In GC content estimation, parse2wig+ considers 120 bp except for 5 bases of 5΄ edge (i.e., from 6 bp to 125 bp for each fragment) because the 5΄ edge often contains a biased GC distribution. Use --flen4gc to change the length to be considered.

2.6.1. GC stats file

The abovementioned command outputs the GC distribution file “ChIP.GCdist.tsv” in the output directory (parse2wig+dir). Using this GC distribution file, the user can draw the GC contents/weight distribution of the input file and the genome sequence, as shown in Fig. 2.1.

Alternate

Fig. 2.1 The GC percentage as a function of the proportion and scaling weight.

The contents are the following:

  • GC: the GC content;

  • genome prop: the proportion of the mappable bases containing the GC contents. Then, \(prop^{genome}_{GC} = n^{genome}_{GC}/G\), where \(n^{genome}_{GC}\) is the number of positions containing the GC contents and \(G\) is the total number of mappable bases;

  • read prop: the proportion of the reads (fragments) containing the GC contents. Then \(prop^{reads}_{GC} = n^{reads}_{GC}/N\), where \(n^{reads}_{GC}\) is the number of reads containing the GC contents and \(N\) is the total number of mapped reads;

  • depth: the ratio of the GC contents between reads and genome sequence; namely, \(depth_{GC} = n^{reads}_{GC}/n^{genome}_{GC}\);

  • Scaling weight: the ratio of the proportion between reads and genome sequence; namely, \(weight = prop^{genome}_{GC}/prop^{reads}_{GC}\);

    • Note: because the weight estimated from very low \(depth_{GC}\) causes false-positive peaks, by default parse2wig+ sets a weight of 1 to the GC content with \(depth_{GC}\) less than 0.001 and a weight of 0 to the GC content with \(prop^{genome}_{GC}\) less than 0.00001. The former threshold is ignored when adding the --gcdepthoff option.

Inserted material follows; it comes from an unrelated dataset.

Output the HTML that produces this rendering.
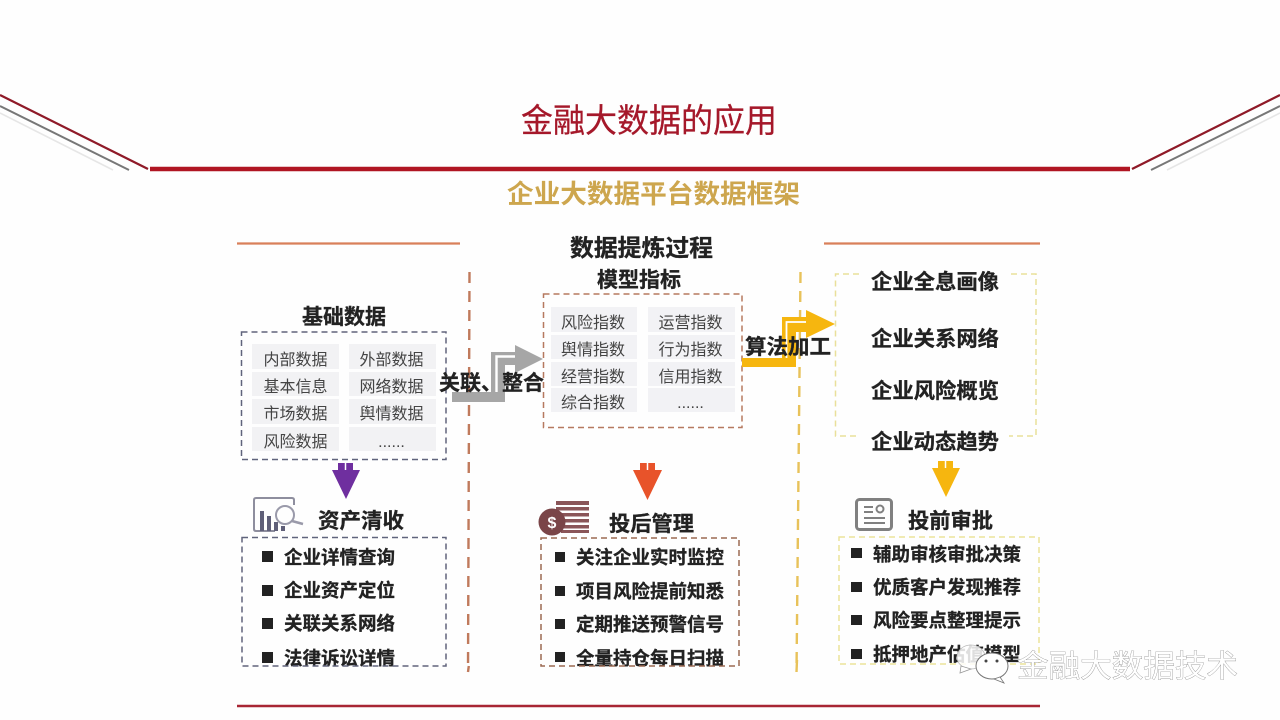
<!DOCTYPE html>
<html lang="zh"><head><meta charset="utf-8"><style>
html,body{margin:0;padding:0;background:#fefefe;width:1280px;height:720px;overflow:hidden}
svg{display:block;filter:blur(.35px)}
text{font-family:"Liberation Sans","Noto Sans CJK SC",sans-serif;fill:#222}
.b{font-weight:700}
.c{font-size:16px;fill:#444;font-weight:400;text-anchor:middle}
.h{font-size:21px;font-weight:700;fill:#222;stroke:#222;stroke-width:.3}
.l{font-size:18.5px;font-weight:700;fill:#222;stroke:#222;stroke-width:.3}
.d{fill:none;stroke-width:1.500;stroke-dasharray:6 4}
</style></head><body>
<svg width="1280" height="720" viewBox="0 0 1280 720" xmlns="http://www.w3.org/2000/svg">
<rect width="1280" height="720" fill="#fefefe"/>
<!-- header lines -->
<g fill="none">
<line x1="150" y1="169" x2="1130" y2="169" stroke="#b01522" stroke-width="4.500"/>
<line x1="0" y1="95" x2="148" y2="169" stroke="#8f1a28" stroke-width="2.200"/>
<line x1="1280" y1="95" x2="1132" y2="169" stroke="#8f1a28" stroke-width="2.200"/>
<line x1="0" y1="106" x2="129" y2="170" stroke="#777" stroke-width="2"/>
<line x1="1280" y1="106" x2="1151" y2="170" stroke="#777" stroke-width="2"/>
<line x1="0" y1="113" x2="113" y2="170" stroke="#e6e6e6" stroke-width="1.600"/>
<line x1="1280" y1="113" x2="1167" y2="170" stroke="#e6e6e6" stroke-width="1.600"/>
<line x1="237" y1="243.500" x2="460" y2="243.500" stroke="#d9805a" stroke-width="2.200"/>
<line x1="824" y1="243.500" x2="1040" y2="243.500" stroke="#d9805a" stroke-width="2.200"/>
<line x1="237" y1="706" x2="1040" y2="706" stroke="#a82634" stroke-width="2.600"/>
<line x1="469.500" y1="272" x2="468" y2="672" stroke="#c07a5c" stroke-width="2.400" stroke-dasharray="11 8"/>
<line x1="800.500" y1="272" x2="796.500" y2="672" stroke="#e8c25a" stroke-width="2.400" stroke-dasharray="11 8"/>
</g>
<text x="521" y="132" font-size="33" textLength="256" lengthAdjust="spacingAndGlyphs" style="fill:#a5182a;stroke:#a5182a;stroke-width:.25">金融大数据的应用</text>
<text x="507" y="203" font-size="26" class="b" style="fill:#cda64e" textLength="293" lengthAdjust="spacingAndGlyphs">企业大数据平台数据框架</text>
<text x="570" y="256" font-size="23.500" class="b" style="stroke:#222;stroke-width:.3" textLength="143" lengthAdjust="spacingAndGlyphs">数据提炼过程</text>
<text x="597" y="287" class="h" textLength="84" lengthAdjust="spacingAndGlyphs">模型指标</text>
<text x="302" y="324" class="h" textLength="84" lengthAdjust="spacingAndGlyphs">基础数据</text>

<!-- basic data cells -->
<g fill="#f2f2f4">
<rect x="252" y="344" width="87" height="25"/><rect x="349" y="344" width="87" height="25"/>
<rect x="252" y="372" width="87" height="24"/><rect x="349" y="372" width="87" height="24"/>
<rect x="252" y="399" width="87" height="25"/><rect x="349" y="399" width="87" height="25"/>
<rect x="252" y="427" width="87" height="24"/><rect x="349" y="427" width="87" height="24"/>
</g>
<text class="c" x="295.500" y="365">内部数据</text><text class="c" x="391.500" y="365">外部数据</text>
<text class="c" x="295.500" y="392">基本信息</text><text class="c" x="391.500" y="392">网络数据</text>
<text class="c" x="295.500" y="419">市场数据</text><text class="c" x="391.500" y="419">舆情数据</text>
<text class="c" x="295.500" y="447">风险数据</text><text class="c" x="391.500" y="447">......</text>
<rect x="241.500" y="332" width="204.500" height="127.500" class="d" stroke="#60647c"/>

<!-- model cells -->
<g fill="#f2f2f5">
<rect x="551" y="307" width="86" height="25"/><rect x="648" y="307" width="87" height="25"/>
<rect x="551" y="335" width="86" height="24"/><rect x="648" y="335" width="87" height="24"/>
<rect x="551" y="362" width="86" height="24"/><rect x="648" y="362" width="87" height="24"/>
<rect x="551" y="388" width="86" height="24"/><rect x="648" y="388" width="87" height="24"/>
</g>
<text class="c" x="593" y="328">风险指数</text><text class="c" x="690.500" y="328">运营指数</text>
<text class="c" x="593" y="355">舆情指数</text><text class="c" x="690.500" y="355">行为指数</text>
<text class="c" x="593" y="382">经营指数</text><text class="c" x="690.500" y="382">信用指数</text>
<text class="c" x="593" y="408">综合指数</text><text class="c" x="690.500" y="408">......</text>
<rect x="543.500" y="294" width="198.500" height="133.500" class="d" stroke="#b5795f"/>

<!-- gray arrow -->
<polygon points="452,402 505,402 505,365 515,365 515,373 543,359 515,345 515,352 491,352 491,392 452,392" fill="#a6a6a6"/>
<polyline points="496.500,392 496.500,356.500 515,356.500" fill="none" stroke="#fff" stroke-width="2.400"/>
<text x="439" y="390" class="h" textLength="105" lengthAdjust="spacingAndGlyphs">关联、整合</text>

<!-- yellow arrow -->
<polygon points="742,367 796,367 796,332 806,332 806,338 835,324 806,310 806,317 782,317 782,358 742,358" fill="#f6b60f"/>
<polyline points="786.500,358 786.500,322 806,322" fill="none" stroke="#fff" stroke-width="1.800"/>
<text x="745" y="354" class="h" textLength="86" lengthAdjust="spacingAndGlyphs">算法加工</text>

<!-- right box -->
<path d="M859 274 H835.500 V436 H859 M1011 274 H1036 V436 H1009" class="d" stroke="#e9e09a" stroke-dasharray="5 4" stroke-width="1.100"/>
<text x="871" y="289" class="h" textLength="128" lengthAdjust="spacingAndGlyphs">企业全息画像</text>
<text x="871" y="346" class="h" textLength="128" lengthAdjust="spacingAndGlyphs">企业关系网络</text>
<text x="871" y="398" class="h" textLength="128" lengthAdjust="spacingAndGlyphs">企业风险概览</text>
<text x="871" y="449" class="h" textLength="128" lengthAdjust="spacingAndGlyphs">企业动态趋势</text>

<!-- down arrows -->
<polygon points="338,463 353,463 353,470 360,470 346,499 332,470 338,470" fill="#6f2f9f"/>
<line x1="345.500" y1="463" x2="345.500" y2="470" stroke="#fff" stroke-width="1.500"/>
<polygon points="640,463 655,463 655,470 662,470 647.500,500 633,470 640,470" fill="#e8532a"/>
<line x1="647.500" y1="463" x2="647.500" y2="470" stroke="#fff" stroke-width="1.500"/>
<polygon points="938,461 953,461 953,468 960,468 946,497 932,468 938,468" fill="#f6b60f"/>
<line x1="945.500" y1="461" x2="945.500" y2="468" stroke="#fff" stroke-width="1.500"/>

<!-- icons -->
<g>
<path d="M275 531 H256 Q254 531 254 529 V500 Q254 498 256 498 H292 Q294 498 294 500 V505" fill="none" stroke="#8e8e9e" stroke-width="2"/>
<g fill="#5f5f78"><rect x="260" y="511" width="4" height="20"/><rect x="267" y="516" width="4" height="15"/><rect x="274" y="522" width="4" height="9"/><rect x="281" y="526" width="4" height="5"/></g>
<circle cx="285" cy="515" r="9" fill="#fefefe" stroke="#9a9aaa" stroke-width="2"/>
<line x1="292" y1="521" x2="303" y2="524" stroke="#9a9aaa" stroke-width="2.500"/>
</g>
<g fill="#8a5558">
<rect x="556" y="501" width="33" height="4"/><rect x="556" y="507" width="33" height="3.500"/><rect x="561" y="513" width="28" height="3.500"/><rect x="564" y="519" width="25" height="3.500"/><rect x="564" y="525" width="25" height="3.500"/><rect x="561" y="530" width="28" height="3"/>
<circle cx="552" cy="522" r="13.500" fill="#7a4548"/>
</g>
<text x="552" y="528" font-size="16" class="b" text-anchor="middle" style="fill:#fff">$</text>
<g fill="none" stroke="#808080">
<rect x="856.500" y="499.500" width="35" height="30" rx="3" stroke-width="3"/>
<path d="M864 507 H873 M864 512 H873 M864 518 H885 M864 523 H885" stroke-width="2"/>
<circle cx="880" cy="509" r="3.500" stroke-width="2"/>
</g>
<text x="318" y="528" class="h" textLength="86" lengthAdjust="spacingAndGlyphs">资产清收</text>
<text x="609" y="531" class="h" textLength="85" lengthAdjust="spacingAndGlyphs">投后管理</text>
<text x="908" y="528" class="h" textLength="85" lengthAdjust="spacingAndGlyphs">投前审批</text>

<!-- bullets -->
<g fill="#222">
<rect x="262" y="551" width="11" height="11"/><rect x="262" y="585" width="11" height="11"/><rect x="262" y="618" width="11" height="11"/><rect x="262" y="652" width="11" height="11"/>
<rect x="555" y="552" width="10" height="10"/><rect x="555" y="586" width="10" height="10"/><rect x="555" y="619" width="10" height="10"/><rect x="555" y="652" width="10" height="10"/>
<rect x="851" y="548" width="11" height="10"/><rect x="851" y="582" width="11" height="10"/><rect x="851" y="615" width="11" height="10"/><rect x="851" y="649" width="11" height="10"/>
</g>
<text x="284" y="564" class="l" textLength="111" lengthAdjust="spacingAndGlyphs">企业详情查询</text>
<text x="284" y="597" class="l" textLength="111" lengthAdjust="spacingAndGlyphs">企业资产定位</text>
<text x="284" y="630" class="l" textLength="111" lengthAdjust="spacingAndGlyphs">关联关系网络</text>
<text x="284" y="665" class="l" textLength="111" lengthAdjust="spacingAndGlyphs">法律诉讼详情</text>
<text x="576" y="564" class="l" textLength="148" lengthAdjust="spacingAndGlyphs">关注企业实时监控</text>
<text x="576" y="598" class="l" textLength="148" lengthAdjust="spacingAndGlyphs">项目风险提前知悉</text>
<text x="576" y="631" class="l" textLength="148" lengthAdjust="spacingAndGlyphs">定期推送预警信号</text>
<text x="576" y="665" class="l" textLength="148" lengthAdjust="spacingAndGlyphs">全量持仓每日扫描</text>
<text x="873" y="561" class="l" textLength="148" lengthAdjust="spacingAndGlyphs">辅助审核审批决策</text>
<text x="873" y="594" class="l" textLength="148" lengthAdjust="spacingAndGlyphs">优质客户发现推荐</text>
<text x="873" y="627" class="l" textLength="148" lengthAdjust="spacingAndGlyphs">风险要点整理提示</text>
<text x="873" y="661" class="l" textLength="148" lengthAdjust="spacingAndGlyphs">抵押地产估值模型</text>
<rect x="236" y="666.500" width="810" height="9" fill="#fefefe"/>
<rect x="242" y="537.500" width="204" height="128.500" class="d" stroke="#60647c"/>
<rect x="541" y="538" width="198" height="128" class="d" stroke="#9b6a52"/>
<rect x="839" y="537" width="200" height="127" class="d" stroke="#ece39a" stroke-width="1.100" stroke-dasharray="5 4"/>
<line x1="468.800" y1="666" x2="468" y2="672" stroke="#c07a5c" stroke-width="2.400"/>
<line x1="797" y1="660" x2="796.500" y2="672" stroke="#e8c25a" stroke-width="2.400"/>

<!-- watermark -->
<ellipse cx="971" cy="657" rx="14" ry="12" fill="#fff" fill-opacity=".85" stroke="#bbb" stroke-width=".8"/>
<path d="M961 666 L960 673 L971 669Z" fill="#fff" stroke="#999" stroke-width=".8"/>
<ellipse cx="992" cy="666" rx="16" ry="13" fill="#fff" stroke="#777" stroke-width="1"/>
<path d="M1000 677 L1004 683 L994 679Z" fill="#fff" stroke="#777" stroke-width=".8"/>
<g fill="#444"><circle cx="986" cy="661" r="1.500"/><circle cx="997" cy="661" r="1.500"/></g>
<text x="1017" y="677" font-size="31" textLength="221" lengthAdjust="spacingAndGlyphs" style="fill:#fff;stroke:#777;stroke-width:.6;paint-order:stroke">金融大数据技术</text>
</svg>
</body></html>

The summit of the GC content distribution for reads (orange line, GC% = 61 in Fig. 2.1) is important for assessing the GC bias. This score is also outputted in the stats file (e.g., H3K4me3.100.tsv).

2.6.2. GC normalization

When adding the --chrdir option, the output wig data describes the read distribution normalized by the GC contents, where each read is scaled based on its GC content. However, it should be noted that GC normalization often overcorrects the true read signals. When samples have a different GC distribution compared with other samples, it is preferable to re-prepare them rather than use them with GC normalization.